With more than 1.2 million followers on social media, Tony Gaskins, Jr., has built an international audience for his no-nonsense advice on life and love. The author and husband reveals what fellas look for before making the ultimate commitment.
“I do” is an action statement. It means that I will continuously work on myself and love you. Sometimes when a man says “I do,” he really means “I might,” or it turns into “I did.” I wake up and say “I do” every day.
Since the age of 16, I was looking for a wife. I felt a woman brought stability and balance to a man’s life, and I had to have order before I could have success. Of course I’d seen men make money without a wife, but I’d never seen money buy peace or happiness. I wanted both. I didn’t know what a good wife looked like, but I knew I would know when I met her. I went through so much pain on this journey to “I do.” I know women can be healers and nurturers by nature. And yet I was encountering mostly women who had lost those instincts and the essence of who they were. I knew that they’d been through so much pain that together we wouldn’t work. I needed a woman’s stability because she would be the backbone of the relationship.

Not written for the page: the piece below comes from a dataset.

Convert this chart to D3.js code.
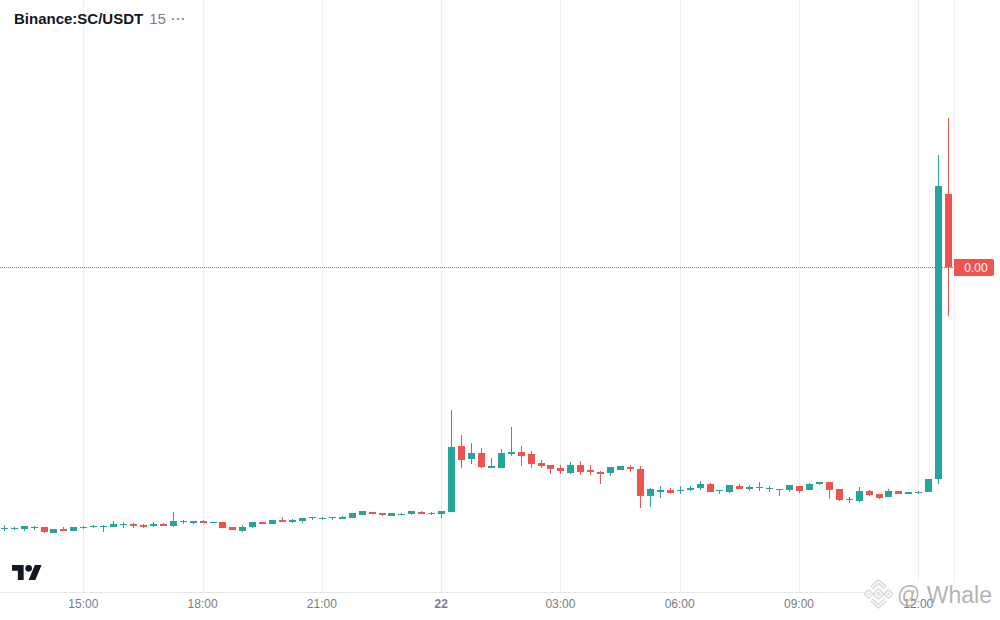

At 21 years old, I met Sheri. By the age of 23 I was married to her. It was so clear she was The One that I didn’t have to wait until I was 30 to figure it out. We talked for hours on our first date and when we parted, I knew she was my wife. I couldn’t afford a wedding, so Sheri married me in the courthouse. I’m sure that wasn’t her first choice, but she didn’t make a big deal of it. The ring I put on her finger cost $69. We married for love, not for the ring and not for the wedding. Here are the qualities I saw in my wife, and what many of my clients have shared that make a man get on bended knee.
SHE IS WHOLE. My wife wasn’t asking or expecting me to complete her. She wanted me to complement her. She had been hurt in the past and lived through a lot of pain, but she didn’t dump it on me. She shared her path and worked on healing herself and allowed me to help where I could. She didn’t let her past make her bitter in the present.
SHE IS CONFIDENT. She wasn’t perfect, but she didn’t let it make her insecure to put guards up or attack me.
SHE ISN’T CONFRONTATIONAL. Our first conversation was six hours long. Not once did she try to debate me about my thoughts. She respected my truth and my beliefs, and if she didn’t agree she didn’t try to argue with me.
SHE IS AUTHENTIC. When I met my wife she didn’t have a weave or artificial eyelashes. She didn’t wear a waist trainer. She didn’t even have on makeup. She had taken the necessary steps to enhance what God gave her.
SHE IS DRIVEN. She knew who she was, where she wanted to go and how she would get there. She wasn’t wasting time looking for a man to rescue her. She wasn’t chasing fantasies or seeking approval from men.
SHE ISN’T EASY. She respected and valued her body. She wouldn’t let me sleep with her on the first night, first week or first month like every other woman I’d met until that point. She valued her body and knew if she was going to share herself, it would have to be something real.
SHE IS ALIGNED. She knew God and they had a relationship. She knew what she believed in and she was adamant in her faith.
All those things and more made her a wife. She was set apart and I could see her value right away. The beauty was that she knew her value too. I realized that even if a man wasn’t ready, he would get ready for the right woman. I learned that if a woman doesn’t compromise her values and morals she is more attractive to a man. I learned that a man only appreciates what he has to work for. I said “I do” to say “I will forever love and respect you.” A man finds a wife when a wife finds herself.